### What you should do:
Each line that holds the word "document" counts once; report the total and nothing else.

### Dataset excerpt:
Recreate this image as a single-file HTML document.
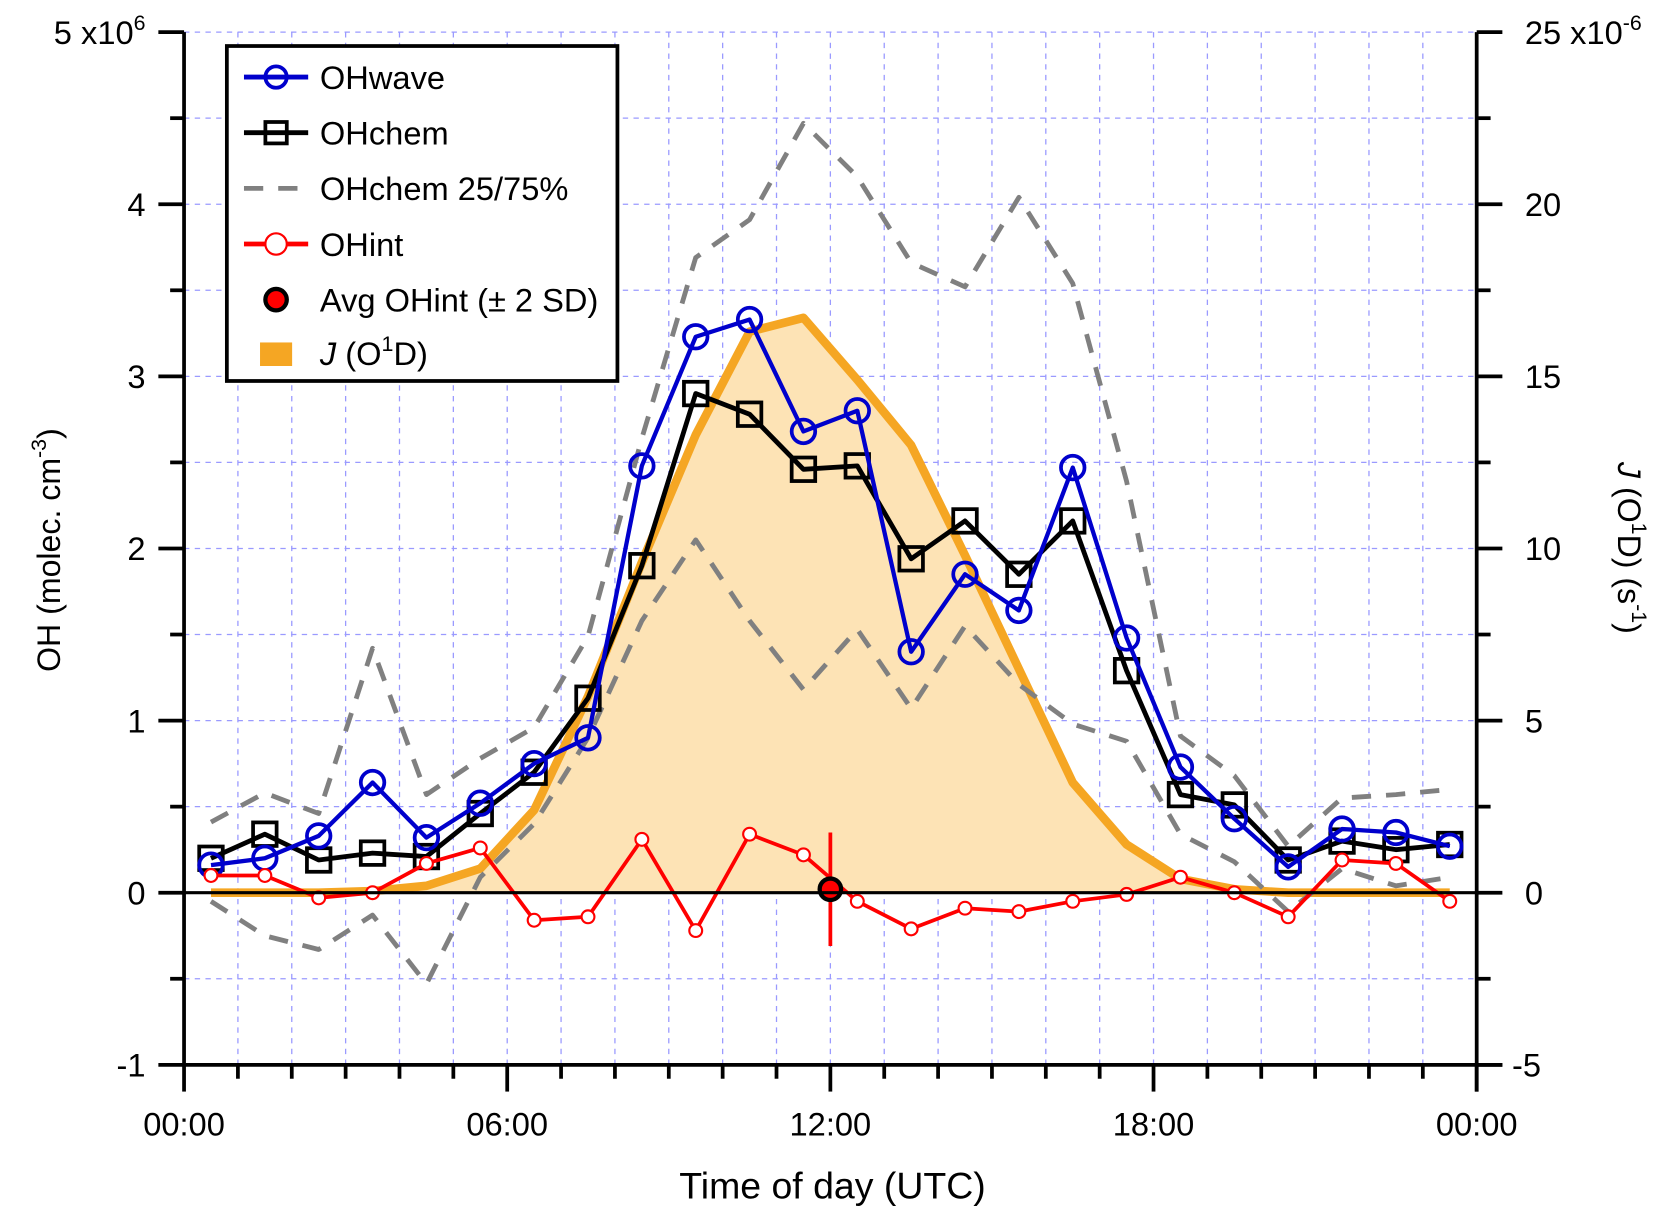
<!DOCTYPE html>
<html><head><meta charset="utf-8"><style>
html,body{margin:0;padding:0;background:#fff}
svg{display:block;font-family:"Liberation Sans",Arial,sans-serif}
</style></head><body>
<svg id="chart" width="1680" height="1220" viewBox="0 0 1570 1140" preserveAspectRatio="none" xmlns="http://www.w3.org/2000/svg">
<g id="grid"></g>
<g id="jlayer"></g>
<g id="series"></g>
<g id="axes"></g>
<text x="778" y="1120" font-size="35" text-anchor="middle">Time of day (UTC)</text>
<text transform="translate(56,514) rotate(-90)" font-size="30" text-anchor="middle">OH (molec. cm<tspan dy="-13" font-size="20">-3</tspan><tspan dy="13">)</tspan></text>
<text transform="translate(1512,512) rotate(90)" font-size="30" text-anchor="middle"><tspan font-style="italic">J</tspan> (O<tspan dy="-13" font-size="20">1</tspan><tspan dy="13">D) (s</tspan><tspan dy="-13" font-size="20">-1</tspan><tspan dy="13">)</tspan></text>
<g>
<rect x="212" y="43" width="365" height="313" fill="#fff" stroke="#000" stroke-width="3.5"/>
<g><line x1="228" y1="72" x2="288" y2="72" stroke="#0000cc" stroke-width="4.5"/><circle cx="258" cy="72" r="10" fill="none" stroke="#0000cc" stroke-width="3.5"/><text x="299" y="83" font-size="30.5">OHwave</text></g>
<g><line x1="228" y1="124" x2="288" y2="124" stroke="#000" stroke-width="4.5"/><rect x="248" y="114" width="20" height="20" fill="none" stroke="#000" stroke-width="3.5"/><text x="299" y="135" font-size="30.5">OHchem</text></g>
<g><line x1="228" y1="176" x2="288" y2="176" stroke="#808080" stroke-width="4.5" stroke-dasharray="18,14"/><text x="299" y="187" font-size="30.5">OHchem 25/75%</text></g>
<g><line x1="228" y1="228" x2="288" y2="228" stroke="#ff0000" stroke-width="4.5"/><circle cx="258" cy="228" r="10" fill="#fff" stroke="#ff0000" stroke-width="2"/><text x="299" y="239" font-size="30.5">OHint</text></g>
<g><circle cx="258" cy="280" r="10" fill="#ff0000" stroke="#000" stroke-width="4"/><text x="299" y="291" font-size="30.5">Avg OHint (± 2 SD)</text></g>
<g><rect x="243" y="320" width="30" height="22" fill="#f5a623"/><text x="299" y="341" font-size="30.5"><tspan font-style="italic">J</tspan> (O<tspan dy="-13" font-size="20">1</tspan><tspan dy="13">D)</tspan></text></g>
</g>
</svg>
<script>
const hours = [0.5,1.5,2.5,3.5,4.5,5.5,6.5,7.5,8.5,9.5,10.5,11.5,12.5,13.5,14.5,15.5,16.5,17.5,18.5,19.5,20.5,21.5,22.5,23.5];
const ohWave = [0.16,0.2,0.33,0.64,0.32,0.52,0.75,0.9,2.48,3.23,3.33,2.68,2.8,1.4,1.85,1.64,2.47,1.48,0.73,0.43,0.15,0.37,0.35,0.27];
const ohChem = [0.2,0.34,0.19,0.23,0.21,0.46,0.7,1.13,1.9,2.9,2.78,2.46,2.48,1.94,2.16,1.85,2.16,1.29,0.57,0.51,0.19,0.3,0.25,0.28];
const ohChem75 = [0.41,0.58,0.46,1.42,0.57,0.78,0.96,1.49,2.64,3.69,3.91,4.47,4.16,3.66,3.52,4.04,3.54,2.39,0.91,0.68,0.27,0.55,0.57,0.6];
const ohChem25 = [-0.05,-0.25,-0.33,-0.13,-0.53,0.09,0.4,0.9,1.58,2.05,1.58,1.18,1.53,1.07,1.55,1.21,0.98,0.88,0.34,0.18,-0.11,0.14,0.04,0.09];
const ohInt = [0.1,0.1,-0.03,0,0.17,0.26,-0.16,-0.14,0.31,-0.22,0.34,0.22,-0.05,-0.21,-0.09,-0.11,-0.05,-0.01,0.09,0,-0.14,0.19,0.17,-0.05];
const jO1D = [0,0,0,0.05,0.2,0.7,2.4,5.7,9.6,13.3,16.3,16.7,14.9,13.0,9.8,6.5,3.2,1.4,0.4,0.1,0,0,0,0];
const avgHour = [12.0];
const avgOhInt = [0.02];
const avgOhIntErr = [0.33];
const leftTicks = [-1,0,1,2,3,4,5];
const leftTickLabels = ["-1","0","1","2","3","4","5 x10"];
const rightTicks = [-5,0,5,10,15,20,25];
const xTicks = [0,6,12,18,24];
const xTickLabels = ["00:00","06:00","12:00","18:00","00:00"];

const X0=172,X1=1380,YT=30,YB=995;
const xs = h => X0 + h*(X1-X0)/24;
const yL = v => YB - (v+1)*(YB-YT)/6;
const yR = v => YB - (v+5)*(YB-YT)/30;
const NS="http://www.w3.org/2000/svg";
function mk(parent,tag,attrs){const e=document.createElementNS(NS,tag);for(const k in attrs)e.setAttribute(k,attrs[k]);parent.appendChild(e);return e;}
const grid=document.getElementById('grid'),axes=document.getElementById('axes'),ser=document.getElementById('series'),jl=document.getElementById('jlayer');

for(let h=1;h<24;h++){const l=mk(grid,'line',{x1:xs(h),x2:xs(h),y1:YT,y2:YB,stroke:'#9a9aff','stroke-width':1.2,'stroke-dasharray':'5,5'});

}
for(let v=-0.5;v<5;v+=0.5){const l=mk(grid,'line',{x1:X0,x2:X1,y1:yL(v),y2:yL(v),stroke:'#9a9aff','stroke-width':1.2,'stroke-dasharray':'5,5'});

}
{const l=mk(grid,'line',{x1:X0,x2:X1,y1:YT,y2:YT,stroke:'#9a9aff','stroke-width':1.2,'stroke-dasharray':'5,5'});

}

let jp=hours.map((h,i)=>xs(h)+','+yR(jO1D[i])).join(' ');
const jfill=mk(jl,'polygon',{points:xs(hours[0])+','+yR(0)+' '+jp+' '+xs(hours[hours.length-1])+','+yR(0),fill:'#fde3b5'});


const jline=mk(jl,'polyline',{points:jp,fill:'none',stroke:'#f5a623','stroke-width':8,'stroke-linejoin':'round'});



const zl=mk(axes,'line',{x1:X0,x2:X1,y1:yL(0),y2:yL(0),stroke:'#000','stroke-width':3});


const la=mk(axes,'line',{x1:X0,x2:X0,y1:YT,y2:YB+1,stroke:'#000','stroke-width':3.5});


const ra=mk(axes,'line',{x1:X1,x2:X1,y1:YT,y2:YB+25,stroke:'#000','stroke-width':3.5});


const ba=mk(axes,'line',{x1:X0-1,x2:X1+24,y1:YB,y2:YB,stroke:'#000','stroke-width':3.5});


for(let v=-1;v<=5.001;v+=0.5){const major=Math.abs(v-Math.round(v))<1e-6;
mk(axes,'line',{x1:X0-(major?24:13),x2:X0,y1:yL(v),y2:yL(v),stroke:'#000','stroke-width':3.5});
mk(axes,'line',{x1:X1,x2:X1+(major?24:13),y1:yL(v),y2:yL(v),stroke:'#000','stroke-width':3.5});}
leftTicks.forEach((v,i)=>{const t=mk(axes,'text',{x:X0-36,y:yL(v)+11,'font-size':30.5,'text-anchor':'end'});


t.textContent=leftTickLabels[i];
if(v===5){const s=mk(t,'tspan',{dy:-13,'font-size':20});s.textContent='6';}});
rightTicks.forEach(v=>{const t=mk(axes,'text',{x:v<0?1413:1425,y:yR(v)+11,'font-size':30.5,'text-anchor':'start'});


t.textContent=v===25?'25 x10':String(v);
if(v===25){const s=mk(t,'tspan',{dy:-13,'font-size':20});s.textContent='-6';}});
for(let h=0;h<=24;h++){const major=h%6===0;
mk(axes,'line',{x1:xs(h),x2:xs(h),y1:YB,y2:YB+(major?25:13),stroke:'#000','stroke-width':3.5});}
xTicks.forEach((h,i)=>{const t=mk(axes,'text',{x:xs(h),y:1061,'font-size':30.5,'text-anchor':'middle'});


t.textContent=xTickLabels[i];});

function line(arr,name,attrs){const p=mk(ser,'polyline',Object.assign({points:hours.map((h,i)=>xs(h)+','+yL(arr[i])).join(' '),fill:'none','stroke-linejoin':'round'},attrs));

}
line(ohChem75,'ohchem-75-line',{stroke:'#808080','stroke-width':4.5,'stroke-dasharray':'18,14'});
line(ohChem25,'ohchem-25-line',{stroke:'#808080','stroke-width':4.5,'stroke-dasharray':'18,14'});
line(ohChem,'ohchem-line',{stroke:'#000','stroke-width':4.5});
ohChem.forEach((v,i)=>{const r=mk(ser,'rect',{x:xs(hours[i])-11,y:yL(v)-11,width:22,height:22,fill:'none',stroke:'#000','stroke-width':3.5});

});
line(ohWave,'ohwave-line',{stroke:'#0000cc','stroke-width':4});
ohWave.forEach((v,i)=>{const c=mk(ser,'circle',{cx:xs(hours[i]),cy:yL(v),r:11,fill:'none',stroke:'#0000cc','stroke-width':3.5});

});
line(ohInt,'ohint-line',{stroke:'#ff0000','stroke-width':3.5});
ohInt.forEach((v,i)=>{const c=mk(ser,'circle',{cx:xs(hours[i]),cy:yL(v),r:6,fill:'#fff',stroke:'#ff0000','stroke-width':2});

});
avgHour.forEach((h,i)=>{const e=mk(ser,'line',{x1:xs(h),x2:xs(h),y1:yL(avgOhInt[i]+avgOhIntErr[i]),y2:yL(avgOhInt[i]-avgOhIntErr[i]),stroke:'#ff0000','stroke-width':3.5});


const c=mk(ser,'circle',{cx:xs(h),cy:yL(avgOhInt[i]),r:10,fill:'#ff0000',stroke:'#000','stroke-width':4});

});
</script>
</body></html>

### Correct result:
3